— Begin COLLECTED MATERIAL —
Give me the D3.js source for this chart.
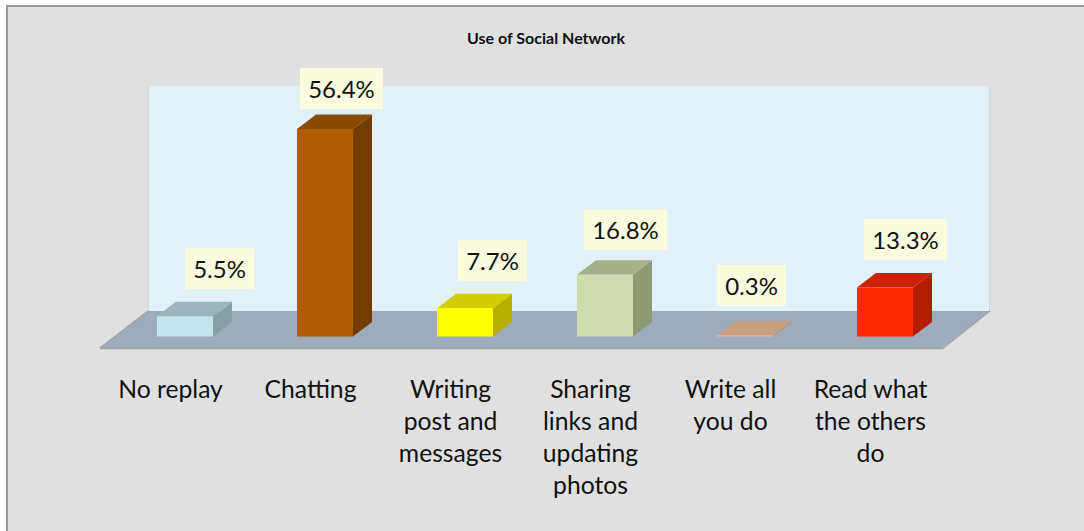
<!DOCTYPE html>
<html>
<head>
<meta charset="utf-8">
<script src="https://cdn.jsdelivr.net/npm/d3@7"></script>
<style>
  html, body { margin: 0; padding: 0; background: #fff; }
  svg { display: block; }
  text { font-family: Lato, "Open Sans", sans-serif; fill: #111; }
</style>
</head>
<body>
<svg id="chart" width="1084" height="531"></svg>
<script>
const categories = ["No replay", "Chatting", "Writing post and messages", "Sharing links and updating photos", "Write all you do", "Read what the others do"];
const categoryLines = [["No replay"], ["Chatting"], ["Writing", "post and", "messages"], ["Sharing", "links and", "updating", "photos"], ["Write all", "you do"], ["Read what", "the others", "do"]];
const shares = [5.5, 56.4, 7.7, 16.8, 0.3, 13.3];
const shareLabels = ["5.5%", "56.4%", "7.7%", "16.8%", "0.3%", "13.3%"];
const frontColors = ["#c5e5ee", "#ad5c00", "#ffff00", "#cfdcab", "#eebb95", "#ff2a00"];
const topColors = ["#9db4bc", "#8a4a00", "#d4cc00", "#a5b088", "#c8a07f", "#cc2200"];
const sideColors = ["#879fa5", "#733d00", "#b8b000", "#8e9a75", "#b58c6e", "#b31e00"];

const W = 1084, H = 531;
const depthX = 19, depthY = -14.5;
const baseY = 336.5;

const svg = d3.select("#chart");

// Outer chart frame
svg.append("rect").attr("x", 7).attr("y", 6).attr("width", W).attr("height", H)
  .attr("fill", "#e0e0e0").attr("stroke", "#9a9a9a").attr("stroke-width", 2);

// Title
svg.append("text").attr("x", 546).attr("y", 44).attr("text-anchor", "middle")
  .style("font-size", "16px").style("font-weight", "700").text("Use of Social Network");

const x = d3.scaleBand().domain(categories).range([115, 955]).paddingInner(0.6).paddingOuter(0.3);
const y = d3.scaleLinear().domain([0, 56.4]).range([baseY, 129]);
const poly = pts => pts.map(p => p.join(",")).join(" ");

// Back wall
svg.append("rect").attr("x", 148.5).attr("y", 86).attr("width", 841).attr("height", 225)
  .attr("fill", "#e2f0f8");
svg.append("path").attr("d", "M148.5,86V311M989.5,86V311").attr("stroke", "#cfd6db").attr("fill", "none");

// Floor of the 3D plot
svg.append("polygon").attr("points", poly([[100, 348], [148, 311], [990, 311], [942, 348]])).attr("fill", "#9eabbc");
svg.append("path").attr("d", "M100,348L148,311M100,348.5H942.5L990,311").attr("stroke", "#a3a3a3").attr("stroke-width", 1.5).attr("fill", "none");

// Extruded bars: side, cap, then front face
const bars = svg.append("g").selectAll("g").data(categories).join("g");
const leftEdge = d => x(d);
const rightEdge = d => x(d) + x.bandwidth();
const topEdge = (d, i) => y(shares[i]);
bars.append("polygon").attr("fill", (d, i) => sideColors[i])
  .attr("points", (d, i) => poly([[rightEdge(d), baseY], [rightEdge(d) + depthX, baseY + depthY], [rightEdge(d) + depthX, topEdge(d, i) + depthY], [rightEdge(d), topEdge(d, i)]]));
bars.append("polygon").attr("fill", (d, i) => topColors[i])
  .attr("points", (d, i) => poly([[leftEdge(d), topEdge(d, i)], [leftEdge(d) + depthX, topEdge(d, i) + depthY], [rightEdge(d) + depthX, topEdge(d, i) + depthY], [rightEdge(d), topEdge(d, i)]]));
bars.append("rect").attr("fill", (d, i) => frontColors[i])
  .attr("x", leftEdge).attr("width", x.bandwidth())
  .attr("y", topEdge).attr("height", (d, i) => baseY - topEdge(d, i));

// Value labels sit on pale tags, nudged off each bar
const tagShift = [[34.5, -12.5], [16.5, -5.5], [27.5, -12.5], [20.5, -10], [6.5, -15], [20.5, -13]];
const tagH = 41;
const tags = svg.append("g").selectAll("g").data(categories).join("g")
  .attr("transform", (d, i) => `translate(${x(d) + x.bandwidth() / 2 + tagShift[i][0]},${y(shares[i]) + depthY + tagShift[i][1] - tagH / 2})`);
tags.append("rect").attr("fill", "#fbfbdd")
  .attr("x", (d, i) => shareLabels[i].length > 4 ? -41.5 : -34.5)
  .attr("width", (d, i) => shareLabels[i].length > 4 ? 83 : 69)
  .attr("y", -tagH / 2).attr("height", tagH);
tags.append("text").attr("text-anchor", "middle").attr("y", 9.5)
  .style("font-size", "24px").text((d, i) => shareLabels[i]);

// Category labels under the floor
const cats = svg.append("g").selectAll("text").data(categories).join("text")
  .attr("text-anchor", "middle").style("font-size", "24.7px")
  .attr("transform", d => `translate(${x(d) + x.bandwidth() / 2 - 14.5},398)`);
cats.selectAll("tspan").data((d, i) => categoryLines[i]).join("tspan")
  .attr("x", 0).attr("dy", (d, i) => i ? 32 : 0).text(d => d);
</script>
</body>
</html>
— End COLLECTED MATERIAL —
◆ **SET EXERCISE**:
Return the full material word for word. Do not include the pictures.

◆ **FINISHED EXERCISE**:
Give me the D3.js source for this chart.
<!DOCTYPE html>
<html>
<head>
<meta charset="utf-8">
<script src="https://cdn.jsdelivr.net/npm/d3@7"></script>
<style>
  html, body { margin: 0; padding: 0; background: #fff; }
  svg { display: block; }
  text { font-family: Lato, "Open Sans", sans-serif; fill: #111; }
</style>
</head>
<body>
<svg id="chart" width="1084" height="531"></svg>
<script>
const categories = ["No replay", "Chatting", "Writing post and messages", "Sharing links and updating photos", "Write all you do", "Read what the others do"];
const categoryLines = [["No replay"], ["Chatting"], ["Writing", "post and", "messages"], ["Sharing", "links and", "updating", "photos"], ["Write all", "you do"], ["Read what", "the others", "do"]];
const shares = [5.5, 56.4, 7.7, 16.8, 0.3, 13.3];
const shareLabels = ["5.5%", "56.4%", "7.7%", "16.8%", "0.3%", "13.3%"];
const frontColors = ["#c5e5ee", "#ad5c00", "#ffff00", "#cfdcab", "#eebb95", "#ff2a00"];
const topColors = ["#9db4bc", "#8a4a00", "#d4cc00", "#a5b088", "#c8a07f", "#cc2200"];
const sideColors = ["#879fa5", "#733d00", "#b8b000", "#8e9a75", "#b58c6e", "#b31e00"];

const W = 1084, H = 531;
const depthX = 19, depthY = -14.5;
const baseY = 336.5;

const svg = d3.select("#chart");

// Outer chart frame
svg.append("rect").attr("x", 7).attr("y", 6).attr("width", W).attr("height", H)
  .attr("fill", "#e0e0e0").attr("stroke", "#9a9a9a").attr("stroke-width", 2);

// Title
svg.append("text").attr("x", 546).attr("y", 44).attr("text-anchor", "middle")
  .style("font-size", "16px").style("font-weight", "700").text("Use of Social Network");

const x = d3.scaleBand().domain(categories).range([115, 955]).paddingInner(0.6).paddingOuter(0.3);
const y = d3.scaleLinear().domain([0, 56.4]).range([baseY, 129]);
const poly = pts => pts.map(p => p.join(",")).join(" ");

// Back wall
svg.append("rect").attr("x", 148.5).attr("y", 86).attr("width", 841).attr("height", 225)
  .attr("fill", "#e2f0f8");
svg.append("path").attr("d", "M148.5,86V311M989.5,86V311").attr("stroke", "#cfd6db").attr("fill", "none");

// Floor of the 3D plot
svg.append("polygon").attr("points", poly([[100, 348], [148, 311], [990, 311], [942, 348]])).attr("fill", "#9eabbc");
svg.append("path").attr("d", "M100,348L148,311M100,348.5H942.5L990,311").attr("stroke", "#a3a3a3").attr("stroke-width", 1.5).attr("fill", "none");

// Extruded bars: side, cap, then front face
const bars = svg.append("g").selectAll("g").data(categories).join("g");
const leftEdge = d => x(d);
const rightEdge = d => x(d) + x.bandwidth();
const topEdge = (d, i) => y(shares[i]);
bars.append("polygon").attr("fill", (d, i) => sideColors[i])
  .attr("points", (d, i) => poly([[rightEdge(d), baseY], [rightEdge(d) + depthX, baseY + depthY], [rightEdge(d) + depthX, topEdge(d, i) + depthY], [rightEdge(d), topEdge(d, i)]]));
bars.append("polygon").attr("fill", (d, i) => topColors[i])
  .attr("points", (d, i) => poly([[leftEdge(d), topEdge(d, i)], [leftEdge(d) + depthX, topEdge(d, i) + depthY], [rightEdge(d) + depthX, topEdge(d, i) + depthY], [rightEdge(d), topEdge(d, i)]]));
bars.append("rect").attr("fill", (d, i) => frontColors[i])
  .attr("x", leftEdge).attr("width", x.bandwidth())
  .attr("y", topEdge).attr("height", (d, i) => baseY - topEdge(d, i));

// Value labels sit on pale tags, nudged off each bar
const tagShift = [[34.5, -12.5], [16.5, -5.5], [27.5, -12.5], [20.5, -10], [6.5, -15], [20.5, -13]];
const tagH = 41;
const tags = svg.append("g").selectAll("g").data(categories).join("g")
  .attr("transform", (d, i) => `translate(${x(d) + x.bandwidth() / 2 + tagShift[i][0]},${y(shares[i]) + depthY + tagShift[i][1] - tagH / 2})`);
tags.append("rect").attr("fill", "#fbfbdd")
  .attr("x", (d, i) => shareLabels[i].length > 4 ? -41.5 : -34.5)
  .attr("width", (d, i) => shareLabels[i].length > 4 ? 83 : 69)
  .attr("y", -tagH / 2).attr("height", tagH);
tags.append("text").attr("text-anchor", "middle").attr("y", 9.5)
  .style("font-size", "24px").text((d, i) => shareLabels[i]);

// Category labels under the floor
const cats = svg.append("g").selectAll("text").data(categories).join("text")
  .attr("text-anchor", "middle").style("font-size", "24.7px")
  .attr("transform", d => `translate(${x(d) + x.bandwidth() / 2 - 14.5},398)`);
cats.selectAll("tspan").data((d, i) => categoryLines[i]).join("tspan")
  .attr("x", 0).attr("dy", (d, i) => i ? 32 : 0).text(d => d);
</script>
</body>
</html>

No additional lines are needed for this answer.